→ **What the task asks**: Which lines fall between the line holding "Write a Python" and the line holding "0.532, 0.5318, 0.5305, 0.5292, 0.5292, 0.5292]", inclusive? Retype them exactly, without the pictures, and add nothing else.
— start of Material for this task —
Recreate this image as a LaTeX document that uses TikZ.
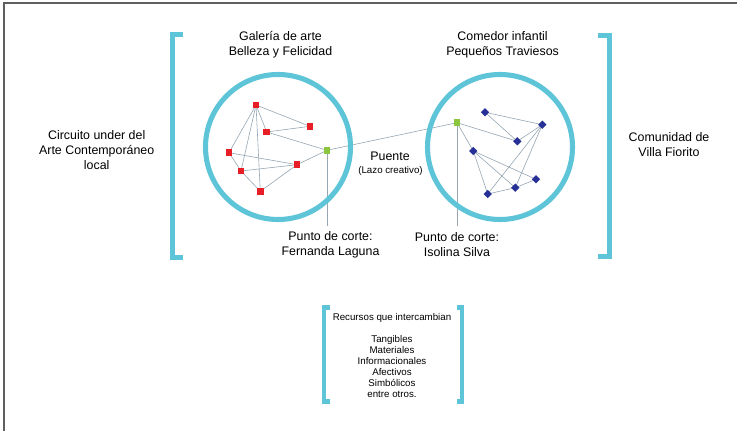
\documentclass[tikz,border=0pt]{standalone}
\usepackage{fontspec}
\setmainfont{Liberation Sans}
\usetikzlibrary{calc}
\usetikzlibrary{backgrounds}
\definecolor{ringblue}{RGB}{94,196,216}
\definecolor{linkgray}{RGB}{150,166,178}
\definecolor{nodered}{RGB}{232,30,38}
\definecolor{nodeblue}{RGB}{38,48,150}
\definecolor{nodegreen}{RGB}{140,198,63}
\definecolor{framegray}{RGB}{95,95,95}
\tikzset{
	redsq/.style={fill=nodered, inner sep=0pt, minimum size=5.2pt},
	bluedia/.style={fill=nodeblue, inner sep=0pt, minimum size=4.4pt, rotate=45},
	greensq/.style={fill=nodegreen, inner sep=0pt, minimum size=5.2pt},
	link/.style={linkgray, line width=0.45pt},
	ring/.style={ringblue, line width=3.8pt},
	brk/.style={ringblue, line width=3.7pt, line cap=butt, line join=miter},
	txt/.style={align=center, inner sep=0pt, font=\fontsize{9.3}{11.2}\selectfont},
	smalltxt/.style={align=center, inner sep=0pt, font=\fontsize{7.3}{8.3}\selectfont},
}

\begin{document}
\begin{tikzpicture}[x=0.75pt,y=-0.75pt]
		\useasboundingbox (0,0) rectangle (738,431);
		\draw[framegray,line width=0.9pt] (4,431) -- (4,3) -- (737,3);
		% brackets
		\draw[brk] (183,34.5) -| (172.5,257.5) -- (183,257.5);
		\draw[brk] (598,35.2) -| (609.5,256.5) -- (598,256.5);
		\draw[brk] (329.5,307.5) -| (324,401.5) -- (329.5,401.5);
		\draw[brk] (456.5,307.5) -| (462,401.5) -- (456.5,401.5);
		% rings
		\draw[ring] (278,147) circle[radius=72.5];
		\draw[ring] (500,147) circle[radius=72.5];
		% nodes
		\foreach \n/\x/\y in {L1/256/105,L2/310/126.3,L3/266.7/132,L4/229/152.7,L5/297/164.7,L6/241/171,L7/260.3/191.3}
		\node[redsq] (\n) at (\x,\y) {};
		\foreach \n/\x/\y in {R1/485/112.3,R2/542.3/124.7,R3/517.3/141.3,R4/473.3/151,R5/536/179.3,R6/515.3/187.7,R7/487.7/194}
		\node[bluedia] (\n) at (\x,\y) {};
		\node[greensq] (G1) at (327,150.3) {};
		\node[greensq] (G2) at (457,122.7) {};
		\coordinate (F1) at (327,226);
		\coordinate (F2) at (457,226);
		\begin{scope}[on background layer]
		\foreach \a/\b in {L1/L2,L1/L3,L1/L4,L1/L6,L1/L7,L3/L2,L3/G1,L4/L5,L4/L6,L6/L5,L6/L7,L7/L5,L5/G1,G1/G2,G1/F1,
			R1/R2,R1/R3,R2/R3,G2/R3,G2/R4,R2/R7,R2/R6,R4/R7,R4/R6,R4/R5,R7/R6,R6/R5,G2/F2}
		\draw[link] (\a.center) -- (\b.center);
		\end{scope}
		% texts
		\node[txt] (galeria) at (280.5,45) {Galería de arte\\Belleza y Felicidad};
		\node[txt] (comedor) at (502.6,45) {Comedor infantil\\Pequeños Traviesos};
		\node[txt] (circuito) at (96.7,150.5) {Circuito under del\\Arte Contemporáneo\\local};
		\node[txt] (comunidad) at (669,145) {Comunidad de\\Villa Fiorito};
		\node[txt] (puente) at (390,156) {Puente};
		\node[smalltxt] (lazo) at (390.5,170.7) {(Lazo creativo)};
		\node[txt] (corte1) at (330.5,245) {Punto de corte:\\Fernanda Laguna};
		\node[txt] (corte2) at (457,245) {Punto de corte:\\Isolina Silva};
		\node[smalltxt] (recursos) at (392,355.5) {Recursos que intercambian\\[8.3pt]Tangibles\\Materiales\\Informacionales\\Afectivos\\Simbólicos\\entre otros.};
	\end{tikzpicture}
\end{document}
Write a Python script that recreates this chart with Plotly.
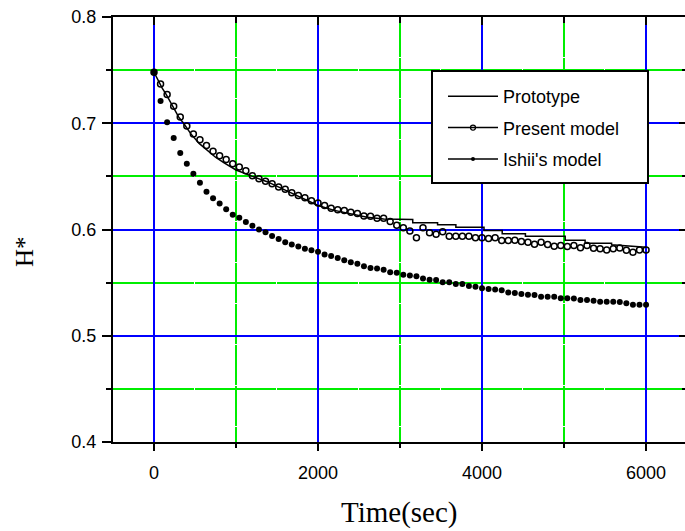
import plotly.graph_objects as go

# ---------------- data ----------------
time_s = [0, 80, 160, 240, 320, 400, 480, 560, 640, 720, 800, 880, 960, 1040, 1120,
          1200, 1280, 1360, 1440, 1520, 1600, 1680, 1760, 1840, 1920, 2000, 2080, 2160,
          2240, 2320, 2400, 2480, 2560, 2640, 2720, 2800, 2880, 2960, 3040, 3120, 3200,
          3280, 3360, 3440, 3520, 3600, 3680, 3760, 3840, 3920, 4000, 4080, 4160, 4240,
          4320, 4400, 4480, 4560, 4640, 4720, 4800, 4880, 4960, 5040, 5120, 5200, 5280,
          5360, 5440, 5520, 5600, 5680, 5760, 5840, 5920, 6000]

ishii_h = [0.748, 0.721, 0.701, 0.686, 0.672, 0.662, 0.6525, 0.644, 0.6355, 0.6295,
           0.6245, 0.619, 0.614, 0.611, 0.607, 0.6035, 0.600, 0.5975, 0.594, 0.591,
           0.588, 0.586, 0.584, 0.582, 0.5805, 0.579, 0.5765, 0.575, 0.5732, 0.571,
           0.5692, 0.5678, 0.5655, 0.5638, 0.5632, 0.562, 0.5598, 0.5594, 0.5575, 0.5566,
           0.556, 0.554, 0.5526, 0.5524, 0.5503, 0.5503, 0.5488, 0.5486, 0.5469, 0.5462,
           0.5446, 0.544, 0.5435, 0.5428, 0.5408, 0.5403, 0.5393, 0.5387, 0.5384, 0.5368,
           0.5368, 0.5366, 0.5352, 0.5352, 0.535, 0.5337, 0.5336, 0.533, 0.532, 0.532,
           0.532, 0.5318, 0.5305, 0.5292, 0.5292, 0.5292]

present_h = [0.748, 0.737, 0.727, 0.716, 0.706, 0.6975, 0.690, 0.6845, 0.679, 0.6736,
             0.6695, 0.666, 0.662, 0.6588, 0.6553, 0.6505, 0.6478, 0.6455, 0.643, 0.640,
             0.638, 0.6345, 0.632, 0.6298, 0.627, 0.625, 0.6226, 0.620, 0.6186, 0.618,
             0.6163, 0.615, 0.6128, 0.6125, 0.6106, 0.6107, 0.6075, 0.604, 0.6016, 0.5985,
             0.5922, 0.6016, 0.597, 0.5955, 0.598, 0.5937, 0.5937, 0.5937, 0.5937, 0.5922,
             0.5922, 0.5915, 0.5922, 0.5896, 0.5896, 0.590, 0.5887, 0.588, 0.5862, 0.588,
             0.5858, 0.5843, 0.585, 0.584, 0.585, 0.5828, 0.585, 0.5824, 0.5818, 0.5808,
             0.5818, 0.5827, 0.5805, 0.5786, 0.5808, 0.5808]

proto_t = [0, 50, 100, 150, 200, 250, 300, 360, 450, 550, 650, 750, 850, 1000, 1200,
           1380, 1600, 1800, 2000, 2200, 2400, 2600, 2800, 3000, 3155, 3155, 3458, 3458,
           3681, 3681, 4024, 4024, 4246, 4246, 4529, 4529, 5014, 5014, 5257, 5257, 5580,
           5580, 6000]
proto_h = [0.748, 0.740, 0.733, 0.727, 0.720, 0.712, 0.706, 0.700, 0.690, 0.681, 0.6745,
           0.668, 0.663, 0.656, 0.650, 0.645, 0.637, 0.630, 0.6226, 0.618, 0.6145, 0.6115,
           0.6098, 0.6094, 0.6094, 0.6063, 0.6063, 0.6044, 0.6044, 0.6022, 0.6022, 0.599,
           0.599, 0.596, 0.596, 0.5937, 0.5937, 0.590, 0.590, 0.587, 0.587, 0.5856, 0.5833]

series_names = ["Prototype", "Present model", "Ishii's model"]
x_ticks = [0, 2000, 4000, 6000]
y_ticks = [0.4, 0.5, 0.6, 0.7, 0.8]
y_tick_text = ["0.4", "0.5", "0.6", "0.7", "0.8"]
x_title = "Time(sec)"
y_title = "H*"

# ---------------- layout constants ----------------
W, H = 685, 531
ML, MR, MT, MB = 113, 0, 17, 89
X_RANGE = [-500, 6475]
Y_RANGE = [0.4, 0.8]
BLUE = "#0000ff"
GREEN = "#00ee00"
TICKFONT = dict(family="Liberation Sans, Arial, sans-serif", size=18, color="black")
SERIF = "Liberation Serif, Times New Roman, serif"
PW, PH = W - ML - MR, H - MT - MB


def px_x(p):
    return (p - ML) / PW


def px_y(p):
    return (H - MB - p) / PH


fig = go.Figure()

# data traces (no legend)
fig.add_trace(go.Scatter(x=proto_t, y=proto_h, mode="lines",
                         line=dict(color="black", width=1.5),
                         showlegend=False, hoverinfo="skip"))
fig.add_trace(go.Scatter(x=time_s, y=present_h, mode="markers",
                         marker=dict(symbol="circle-open", size=6, color="black",
                                     line=dict(width=1.5, color="black")),
                         showlegend=False, hoverinfo="skip"))
fig.add_trace(go.Scatter(x=time_s, y=ishii_h, mode="markers",
                         marker=dict(symbol="circle", size=6, color="black"),
                         showlegend=False, hoverinfo="skip"))

# legend entries (line + small marker, as in the reference legend)
fig.add_trace(go.Scatter(x=[None], y=[None], mode="lines", name=series_names[0],
                         line=dict(color="black", width=1.5), legendgroup="a"))
fig.add_trace(go.Scatter(x=[None], y=[None], mode="lines+markers", name=series_names[1],
                         line=dict(color="black", width=1.5),
                         marker=dict(symbol="circle-open", size=5, color="black",
                                     line=dict(width=1.3)), legendgroup="b"))
fig.add_trace(go.Scatter(x=[None], y=[None], mode="lines+markers", name=series_names[2],
                         line=dict(color="black", width=1.5),
                         marker=dict(symbol="circle", size=4, color="black"),
                         legendgroup="c"))

# helper trace for the mirrored top / right axes
fig.add_trace(go.Scatter(x=[None], y=[None], xaxis="x2", yaxis="y2",
                         showlegend=False, hoverinfo="skip"))

fig.update_layout(
    width=W, height=H,
    margin=dict(l=ML, r=MR, t=MT, b=MB, autoexpand=False),
    paper_bgcolor="white", plot_bgcolor="white",
    xaxis=dict(range=X_RANGE, tickvals=x_ticks, ticks="outside", ticklen=7,
               tickwidth=2, tickcolor="black", showline=True, linewidth=2,
               linecolor="black", showgrid=True, gridcolor=BLUE, gridwidth=1.5,
               zeroline=False, tickfont=TICKFONT, ticklabelstandoff=6, automargin=False,
               minor=dict(dtick=1000, tick0=1000, ticks="outside", ticklen=4,
                          tickwidth=2, tickcolor="black", showgrid=True,
                          gridcolor=GREEN, gridwidth=1.5, griddash="40px,1px")),
    yaxis=dict(range=Y_RANGE, tickvals=y_ticks, ticktext=y_tick_text, ticks="outside",
               ticklen=9, tickwidth=2, tickcolor="black", showline=True, linewidth=2,
               linecolor="black", showgrid=True, gridcolor=BLUE, gridwidth=1.5,
               zeroline=False, tickfont=TICKFONT, ticklabelstandoff=2, automargin=False,
               minor=dict(dtick=0.1, tick0=0.45, ticks="outside", ticklen=5,
                          tickwidth=2, tickcolor="black", showgrid=True,
                          gridcolor=GREEN, gridwidth=1.5, griddash="40px,1px")),
    xaxis2=dict(range=X_RANGE, overlaying="x", side="top", tickvals=x_ticks,
                ticks="inside", ticklen=8, tickwidth=2, tickcolor="black",
                showticklabels=False, showline=True, linewidth=2, linecolor="black",
                showgrid=False, zeroline=False, automargin=False,
                minor=dict(dtick=1000, tick0=1000, ticks="inside", ticklen=6,
                           tickwidth=2, tickcolor="black", showgrid=False)),
    yaxis2=dict(range=Y_RANGE, overlaying="y", side="right", tickvals=y_ticks,
                ticks="inside", ticklen=6, tickwidth=2, tickcolor="black",
                showticklabels=False, showline=False, showgrid=False, zeroline=False,
                automargin=False,
                minor=dict(dtick=0.1, tick0=0.45, ticks="inside", ticklen=3,
                           tickwidth=2, tickcolor="black", showgrid=False)),
    legend=dict(x=px_x(432), y=px_y(78),
                xanchor="left", yanchor="top", bgcolor="rgba(0,0,0,0)",
                borderwidth=0, traceorder="grouped", tracegroupgap=5,
                indentation=11, itemwidth=50,
                font=dict(family="Liberation Sans, Arial, sans-serif", size=18,
                          color="black")),
    shapes=[dict(type="rect", xref="paper", yref="paper", layer="above",
                 x0=px_x(432), x1=px_x(648), y0=px_y(183), y1=px_y(71),
                 fillcolor="white", line=dict(color="black", width=2))],
    annotations=[
        dict(text=x_title, xref="paper", yref="paper", x=0.5, y=px_y(512),
             xanchor="center", yanchor="middle", showarrow=False,
             font=dict(family=SERIF, size=29, color="black")),
        dict(text=y_title, xref="paper", yref="paper", x=px_x(24), y=px_y(252),
             xanchor="center", yanchor="middle", textangle=-90, showarrow=False,
             font=dict(family=SERIF, size=25, color="black")),
    ],
)

fig.write_html("out.html",
               config={"displayModeBar": False},
               post_script="document.body.style.margin='0px';"
                           "document.body.style.overflow='hidden';")
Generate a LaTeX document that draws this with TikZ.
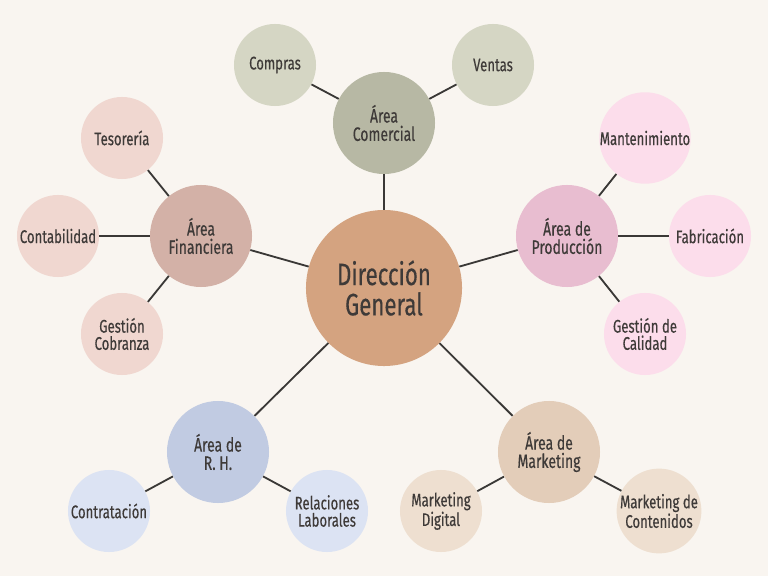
— end of Material for this task —
→ **Task solution**:
Write a Python script that recreates this chart with Plotly.
import plotly.graph_objects as go

# ---------------- data ----------------
time_s = [0, 80, 160, 240, 320, 400, 480, 560, 640, 720, 800, 880, 960, 1040, 1120,
          1200, 1280, 1360, 1440, 1520, 1600, 1680, 1760, 1840, 1920, 2000, 2080, 2160,
          2240, 2320, 2400, 2480, 2560, 2640, 2720, 2800, 2880, 2960, 3040, 3120, 3200,
          3280, 3360, 3440, 3520, 3600, 3680, 3760, 3840, 3920, 4000, 4080, 4160, 4240,
          4320, 4400, 4480, 4560, 4640, 4720, 4800, 4880, 4960, 5040, 5120, 5200, 5280,
          5360, 5440, 5520, 5600, 5680, 5760, 5840, 5920, 6000]

ishii_h = [0.748, 0.721, 0.701, 0.686, 0.672, 0.662, 0.6525, 0.644, 0.6355, 0.6295,
           0.6245, 0.619, 0.614, 0.611, 0.607, 0.6035, 0.600, 0.5975, 0.594, 0.591,
           0.588, 0.586, 0.584, 0.582, 0.5805, 0.579, 0.5765, 0.575, 0.5732, 0.571,
           0.5692, 0.5678, 0.5655, 0.5638, 0.5632, 0.562, 0.5598, 0.5594, 0.5575, 0.5566,
           0.556, 0.554, 0.5526, 0.5524, 0.5503, 0.5503, 0.5488, 0.5486, 0.5469, 0.5462,
           0.5446, 0.544, 0.5435, 0.5428, 0.5408, 0.5403, 0.5393, 0.5387, 0.5384, 0.5368,
           0.5368, 0.5366, 0.5352, 0.5352, 0.535, 0.5337, 0.5336, 0.533, 0.532, 0.532,
           0.532, 0.5318, 0.5305, 0.5292, 0.5292, 0.5292]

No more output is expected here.